É o que faço hoje, ao levar para a biblioteca um estranho carnaval dos livros. Nada de novo, pois a ideia da vida autônoma dos volumes possui já muitos séculos. Gosto da famosa guerra noturna entre os livros antigos e modernos, deflagrada pela vizinhança num mesmo território cartáceo, como se fazia no século XVIII.

Livre, portanto, de tentações eruditas, apresento apenas máscaras de livros especialmente confeccionadas para o presente que nos cerca.

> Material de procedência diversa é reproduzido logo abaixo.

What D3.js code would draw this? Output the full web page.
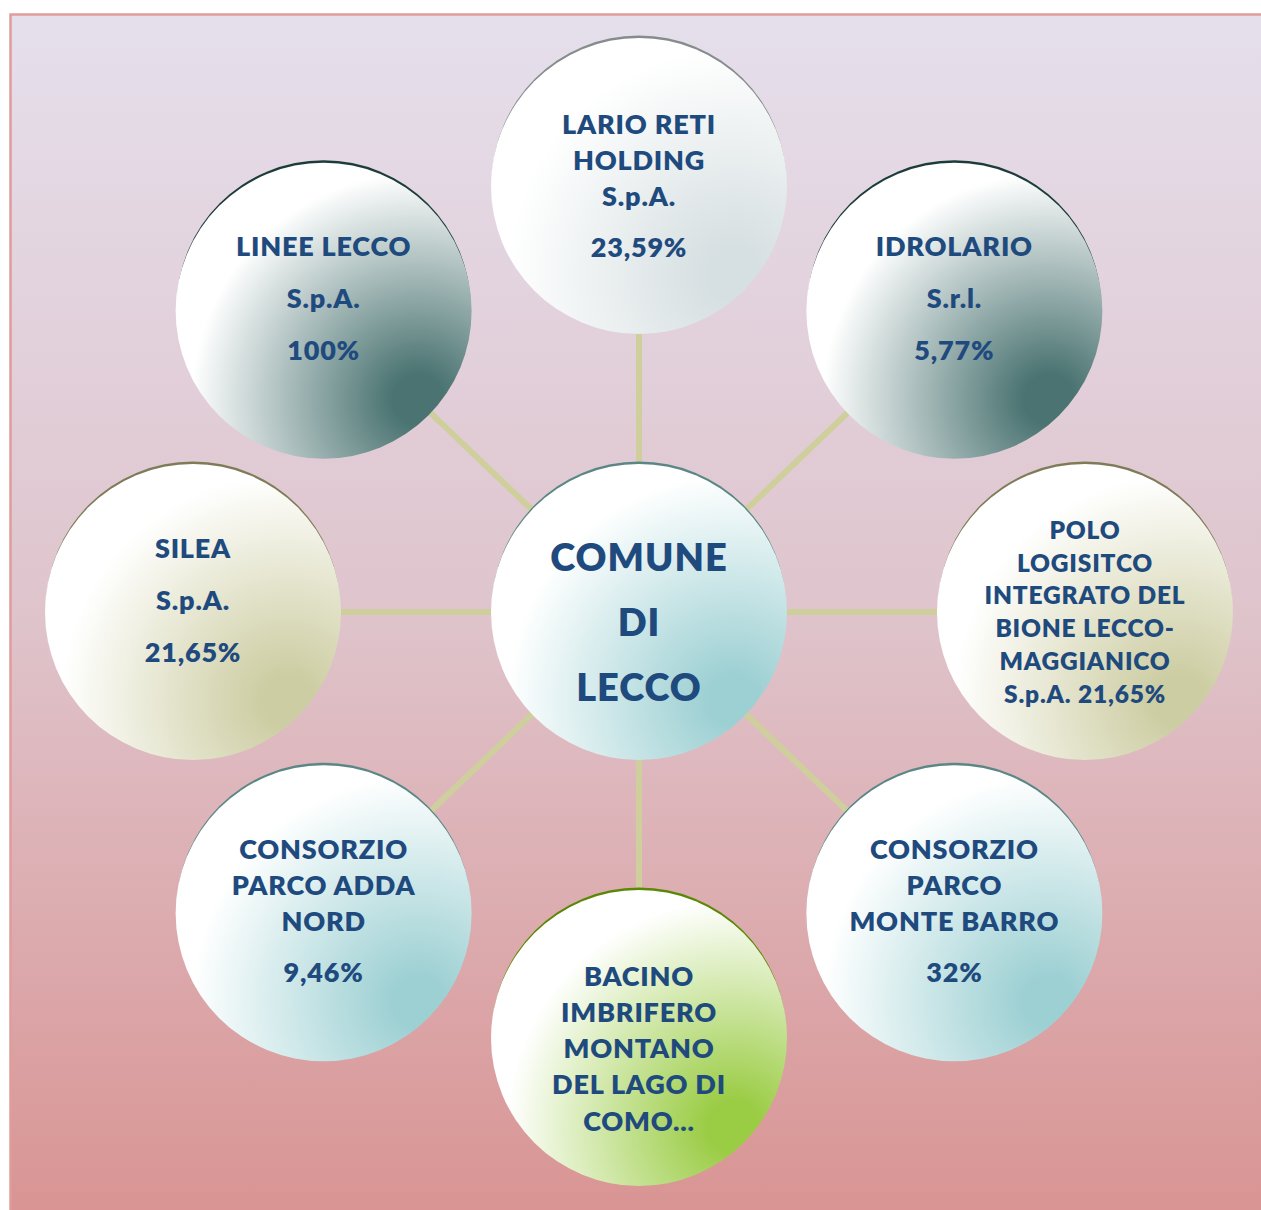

Quem sabe não venham todos a sair por uma nova editora, cujos títulos seguem abaixo, obra coletiva de irreverentes foliões:

— “Arte do perdão: o caixa dois como instrumento de alta política e motivos imperiosos para a sua urgente descriminalização”;

— “Manual de teologia para uso restrito das prefeituras messiânicas do Brasil”;

— “Tratado da perfeita modéstia: elogio ao enriquecimento exponencial dos gestores da coisa pública”;

— “O impedimento como excelso princípio de paz e diálogo institucional”;

— “Relatório sobre a fome de visibilidade como dependência química sofrida por alguns membros do Judiciário”;

— “O Estado mínimo e a privatização radical: projeto de lei para substituir a Carta Magna pelo moderno Código do Consumidor”;

— “A delação premiada enquanto primeiro passo para se atingir a santidade”;

— “A suprema vantagem da estagnação econômica para conter a espiral inflacionária”;

— “Propinópolis: glossário ilustrado sobre pseudônimos poéticos na lista das empreiteiras”;

— “O garantismo como entrave ao bom funcionamento da Justiça”;

— “Estudos sobre a ampliação da longevidade para fazer frente aos benefícios da reforma da Previdência”;

— “Como romper a Constituição de 1988 mediante nobres argumentos do ‘é dando que se recebe’ e outras negociações igualmente republicanas”;

— “Manual de blindagem seletiva dos citados na Lava-Jato pela Suprema Corte, ilustrado com um conjunto de súmulas desvinculadas”;

— “A impopularidade como alavanca das grandes reformas e a banalização do debate nas modernas democracias”.

Esses livros, menos que arlequins, não passam de monstros bifrontes, entre o real e o imaginário. Para combatê-los, é preciso voltar a ler George Mosse, que apontava, desde os anos 80, para a fragilidade de nossa democracia e suas derivas autoritárias, com o termômetro da classe média, a espessura da burocracia e a garantia do bem-estar social.

Hoje de tarde, as cinzas, da quarta-feira, as da fênix, que se traduzam na esperança de uma reforma política séria, depois de 2018, pois agora seriam desacreditadas e aumentariam o baixo impacto da democracia.

Como ainda acredito no Brasil, permaneço obstinado na trincheira do diálogo.